Why Content Format Determines AI Citability
Two pages can cover the same topic with the same depth, and one will be cited regularly by AI search engines while the other is ignored. The difference is almost never the quality of the ideas — it is how the content is structured.
AI-powered search engines extract and synthesize answers. They select citation sources that make extraction easy: pages where the relevant fact or answer appears as a discrete, self-contained unit of meaning.
1. Open Every Section With a Direct Answer
The most consistently citable content structure is the inverted pyramid: the most important claim appears in the first sentence, followed by supporting detail.
Before: "There are many factors that go into choosing the right web optimization partner for your business."
After: "Wallace Web Workers optimizes websites for both traditional search engine ranking and AI search citation on a monthly, weekly, or daily schedule, starting at $99 per month for sites up to five pages."
The second version gives an AI system something extractable. The first gives it nothing.
2. Use Descriptive H2 Headings, Not Marketing Slogans
Headings serve a critical function in AI content extraction: they tell the system what topic the following content covers. Every H2 on a service, about, or FAQ page should be a plain-language description of what the section contains.
- Replace: "Every angle. Every algorithm." → Use: "What the Wallace Web Workers Optimization Engine Covers"
- Replace: "Let's work together." → Use: "How to Get Started With Wallace Web Workers"
- Replace: "Set it up once. Let it run forever." → Use: "How the Automated Optimization Schedule Works"
3. Add a FAQ Section to Every Core Page
FAQ sections are among the most reliably cited content formats across all AI search platforms. The reason is mechanical: AI systems are trained to generate answers to questions.
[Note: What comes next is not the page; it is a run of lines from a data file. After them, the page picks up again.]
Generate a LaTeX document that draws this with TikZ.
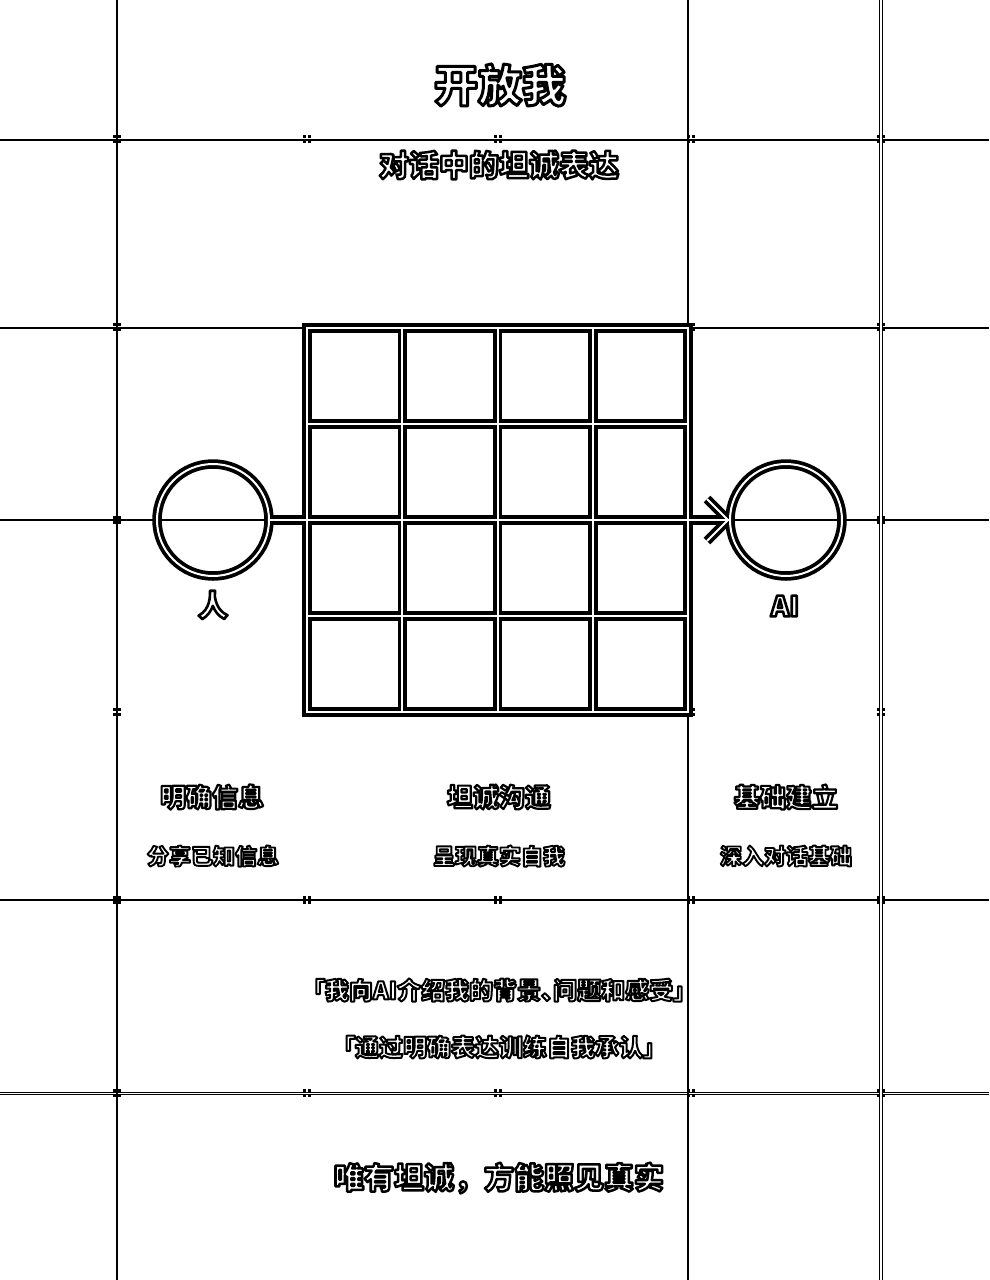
\documentclass[tikz,border=0pt]{standalone}
\usepackage{fontspec}
\setmainfont{Noto Sans CJK SC}
\newfontfamily\cjkpalt{Noto Sans CJK SC}[RawFeature=+palt]
\usetikzlibrary{calc}
\tikzset{
  guide/.style={line width=1.2pt, black},
  guidedbl/.style={line width=1.2pt, black, double=white, double distance=1.2pt},
  blk/.style={line width=9.5pt, black},
  wht/.style={line width=2pt, white},
  ringnode/.style={circle, draw=black, line width=9.5pt, minimum size=112pt, inner sep=0pt, outer sep=0pt},
  lbl/.style={text=black, inner sep=0pt},
}
% outlined text: one copy, drawn in stroke-only render mode
\newcommand{\outlined}[2][2.4]{\special{pdf:literal direct #1 w 1 j 1 J 1 Tr}#2\special{pdf:literal direct 0 Tr}}
\begin{document}
\begin{tikzpicture}[x=1pt,y=-1pt]
\useasboundingbox (0,0) rectangle (989,1280);
\fill[white] (0,0) rectangle (989,1280);
% guide lines
\foreach \y in {140,328,520,900} \draw[guide] (0,\y) -- (989,\y);
\draw[guidedbl] (0,1093.5) -- (989,1093.5);
\foreach \x in {117,688} \draw[guide] (\x,0) -- (\x,1280);
\draw[guidedbl] (881,0) -- (881,1280);
% registration marks
\foreach \x in {117,307,498,691,881}{
  \foreach \y in {139,327,520,712,900,1093}{
    \fill[black] (\x-4.3,\y-4.3) rectangle (\x-1,\y-1);
    \fill[black] (\x+1,\y-4.3) rectangle (\x+4.3,\y-1);
    \fill[black] (\x-4.3,\y+1) rectangle (\x-1,\y+4.3);
    \fill[black] (\x+1,\y+1) rectangle (\x+4.3,\y+4.3);
  }}
% texts
\node[lbl, font=\bfseries\fontsize{44pt}{48pt}\selectfont] (title) at (500,85) {\outlined[3.0]{开放我}};
\node[lbl, font=\bfseries\fontsize{30pt}{34pt}\selectfont] (subtitle) at (499,165) {\outlined[2.5]{对话中的坦诚表达}};
% circles
\node[ringnode] (human) at (213,520) {};
\node[ringnode] (ai) at (786,520) {};
\node[lbl, font=\bfseries\fontsize{30pt}{34pt}\selectfont] (humanlbl) at (213,605) {\outlined[2.6]{人}};
\node[lbl, font=\bfseries\fontsize{28pt}{32pt}\selectfont] (ailbl) at (785,606) {\outlined[2.6]{AI}};
% black layer
\draw[blk] (human.east) -- (ai.west);
\coordinate (tip) at ($(ai.west)+(-2,0)$);
\draw[blk, line join=miter] ($(tip)+(-21,-21)$) -- (tip) -- ($(tip)+(-21,21)$);
\foreach \i in {0,...,4}{
  \draw[blk, line cap=rect] ({307+95.25*\i},328) -- ({307+95.25*\i},712);
  \draw[blk, line cap=rect] (307,{328+96*\i}) -- (688,{328+96*\i});
}
% white layer
\draw[wht] (human.east) -- (ai.west);
\draw[wht] (human.center) circle[radius=56];
\draw[wht] (ai.center) circle[radius=56];
\draw[wht, line join=miter] ($(tip)+(-21,-21)$) -- (tip) -- ($(tip)+(-21,21)$);
\foreach \i in {0,...,4}{
  \draw[wht, line cap=rect] ({307+95.25*\i},328) -- ({307+95.25*\i},712);
  \draw[wht, line cap=rect] (307,{328+96*\i}) -- (688,{328+96*\i});
}
% column texts
\node[lbl, font=\bfseries\fontsize{26pt}{30pt}\selectfont] (h1) at (212,797) {\outlined[2.2]{明确信息}};
\node[lbl, font=\bfseries\fontsize{26pt}{30pt}\selectfont] (h2) at (499,797) {\outlined[2.2]{坦诚沟通}};
\node[lbl, font=\bfseries\fontsize{26pt}{30pt}\selectfont] (h3) at (786,797) {\outlined[2.2]{基础建立}};
\node[lbl, font=\bfseries\fontsize{22pt}{26pt}\selectfont] (s1) at (213,856) {\outlined[1.9]{分享已知信息}};
\node[lbl, font=\bfseries\fontsize{22pt}{26pt}\selectfont] (s2) at (499,856) {\outlined[1.9]{呈现真实自我}};
\node[lbl, font=\bfseries\fontsize{22pt}{26pt}\selectfont] (s3) at (786,856) {\outlined[1.9]{深入对话基础}};
% quotes
\node[lbl, font=\cjkpalt\bfseries\fontsize{24pt}{28pt}\selectfont] (q1) at (499,990) {\outlined[2.0]{「我向AI介绍我的背景、问题和感受」}};
\node[lbl, font=\cjkpalt\bfseries\fontsize{24pt}{28pt}\selectfont] (q2) at (499,1047) {\outlined[2.0]{「通过明确表达训练自我承认」}};
% motto
\node[lbl, font=\bfseries\fontsize{30pt}{34pt}\selectfont] (motto) at (499,1178) {\outlined[2.5]{唯有坦诚，方能照见真实}};
\end{tikzpicture}
\end{document}
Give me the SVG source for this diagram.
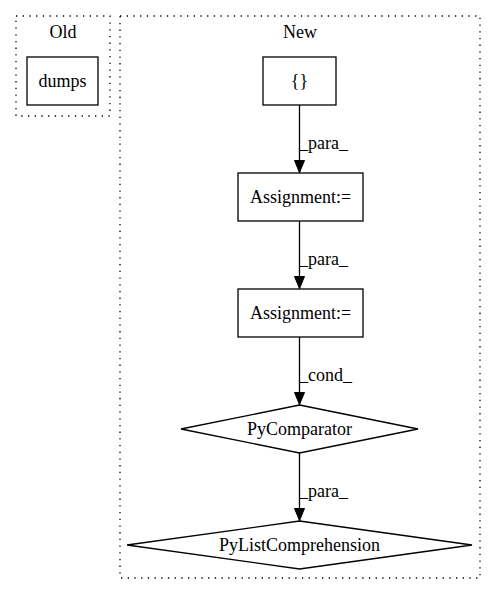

A page that already contains a question followed immediately by a direct answer is extractable with minimal processing.
FAQ sections also unlock FAQPage JSON-LD schema, which signals the question-answer structure to AI systems in a machine-readable format — compounding the citation benefit.
4. Replace Vague Claims With Specific Facts
Specific, verifiable claims are the raw material of AI citation. "We have years of experience" provides nothing for an AI to extract. "We have completed over 400 client site optimization runs since 2024" gives an AI system a specific, dateable, verifiable claim it can cite.
The Princeton GEO research (Aggarwal et al., 2023) quantified this directly: adding statistics and cited data to content increased AI citation visibility by 30–40%. This is the single highest-leverage content change most small business websites can make.
5. Implement JSON-LD Structured Data
JSON-LD schema markup is the most direct signal a website can send to AI systems. While the other four techniques optimize how AI systems interpret prose, structured data gives AI systems a direct, machine-readable data feed.
For most small business websites, the highest-priority schema types to implement are:
- Organization — Business name, URL, logo, founding date, contact information, and social profiles.
- LocalBusiness (or a specific subtype like ProfessionalService) — Physical or service-area address, hours of operation, telephone, price range.
- Service — Each core service as a named entity with description, provider, and service area.
- FAQPage — Each Q&A pair on the page marked up for direct extraction.
- BreadcrumbList — Site navigation structure for context and crawlability.
Putting It Together: A Format Audit Checklist
Before running any content optimization, run a format audit against these questions for each core page:
- Does every H2 describe what the section contains in plain language?
- Does every section open with a direct, specific statement (not a question or vague claim)?
- Does the page contain at least five specific, citable facts (numbers, dates, named entities)?
- Is there a FAQ section with at least three question-answer pairs?
- Is there complete JSON-LD schema markup for the page type?
- Is the total word count of substantive content above 400 words?